Never had a decoy spread stalked upon, but, I have bugled in a few Archery Elk Hunters.


----------



## Fowlmouth (Oct 4, 2008)

We’ve had guys sneak up close to our goose spreads. We have also had vehicles stop on the roads and get out to look. This is scary! We always get out of the blinds just in case they have rifles.


----------



## DallanC (Jan 13, 2009)

I never had duck deek's shot at... but I have a few dove decoys with birdshot holes in them. IDK how people can miss the big clip for feet thing on them ... /shrug

-DallanC


----------



## MooseMeat (Dec 27, 2017)

DAN007UT said:


> I mean... Unless you want to show me the ropes I'm learning all this by error and trial


Stalking someone’s decoys was the best strategy you could come up with to shoot a duck? You couldn’t tell they were decoys from just looking at them? No, I’ve never stalked decoys or had anyone do it to me. It’s not a common mistake hunters make

go walk down center dike at Farmington, sit between bridge 2 and 3 on the south side of the dike. Use the reeds as cover and wait. It’s not that tough.


----------



## MWScott72 (May 23, 2011)

People gotta start somewhere. If you're new to the sport, the learning curve can be high - especially if you're doing it on your own. Don't be so hard on the guy...


----------



## TheOtherJeff (Oct 7, 2021)

Cut the man some slack. It's pretty clear he's laughing at himself for mistaking decoys for the real thing, not deliberately stalking someone's ducks to save himself the work. Ten years from now he'll be posting that story in the humor forum and we'll all laugh like madmen.


----------



## #1DEER 1-I (Sep 10, 2007)

MooseMeat said:


> Stalking someone’s decoys was the best strategy you could come up with to shoot a duck? You couldn’t tell they were decoys from just looking at them? No, I’ve never stalked decoys or had anyone do it to me. It’s not a common mistake hunters make
> 
> go walk down center dike at Farmington, sit between bridge 2 and 3 on the south side of the dike. Use the reeds as cover and wait. It’s not that tough.

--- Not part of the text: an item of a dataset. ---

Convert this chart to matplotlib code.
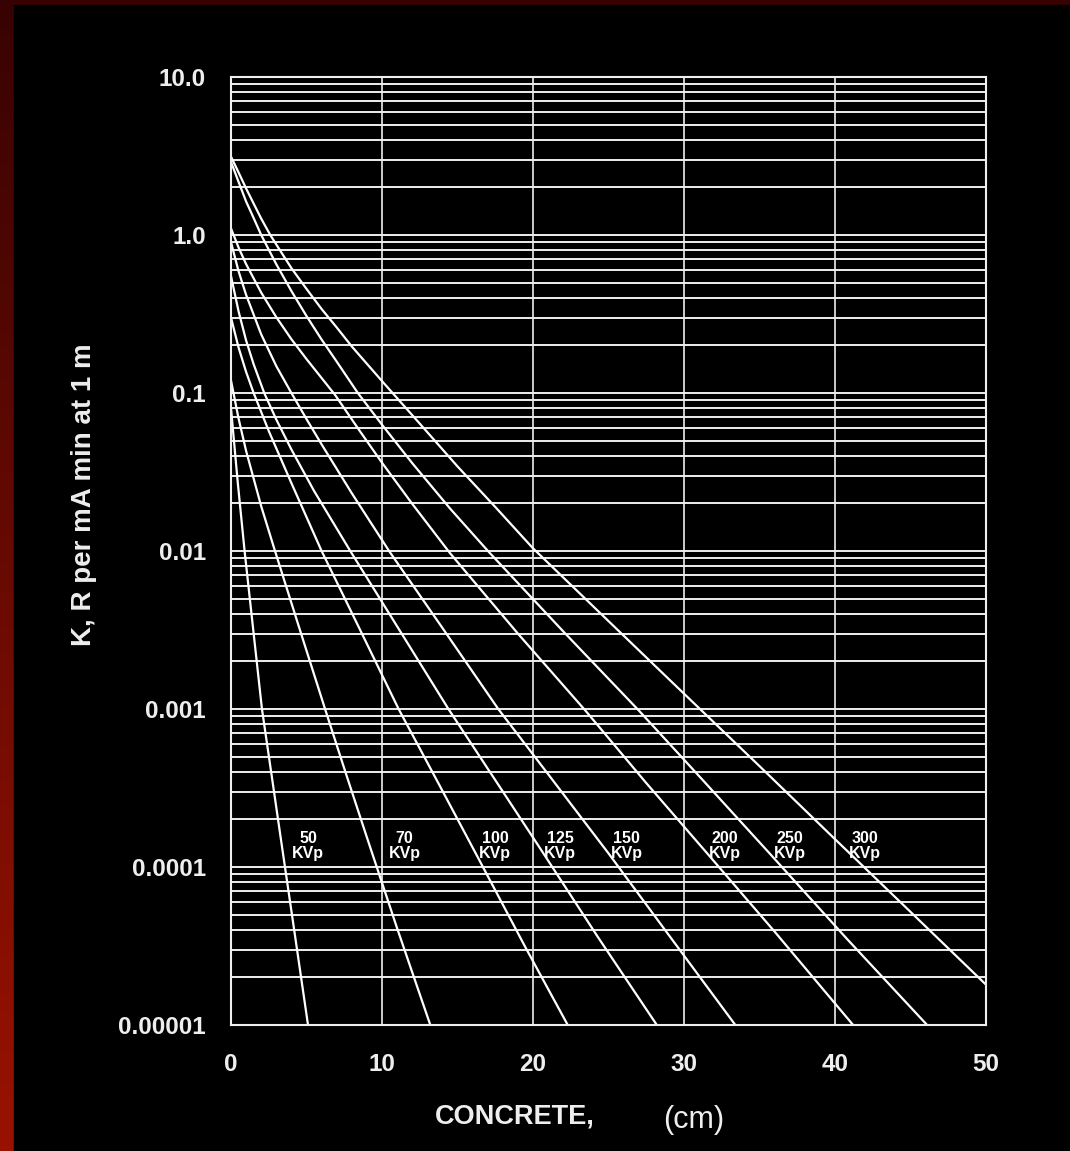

When people are learning, this isn't how you teach them, and this coming from me.


----------



## GoosesNightMare (Dec 7, 2017)

We had a set of full body fully flocked goose decoys set up. Heard a truck coming up on the side of the hill, and stop. A teen age boy and and a younger boy came down the access point. They got within a few yards from us and seen us, the the young boy laughing "you thought they were real geese”.


----------



## 1BandMan (Nov 2, 2007)

Ouch! That’s pretty harsh.
When I was a teen I did a fair amount of things looking back now wasn’t the smartest thing I’ve ever come up with, but then again some of them as mentioned by others were pretty memorable.
A couple maneuvers I can think of actually turned out pretty successful. Not from cunning or a well laid thoughtful plan but being out, being busy, and at the right place at the right time.
Give em’a break.


----------



## Rubythroat (Aug 23, 2021)

Sometimes those wiggly mojos add just enough movement to warrant some investigation in thick cover - even at Farmington. Maybe @MooseMeat is maybe just grumpy because he doesn't like to jump his ducks when the skies are clear .


----------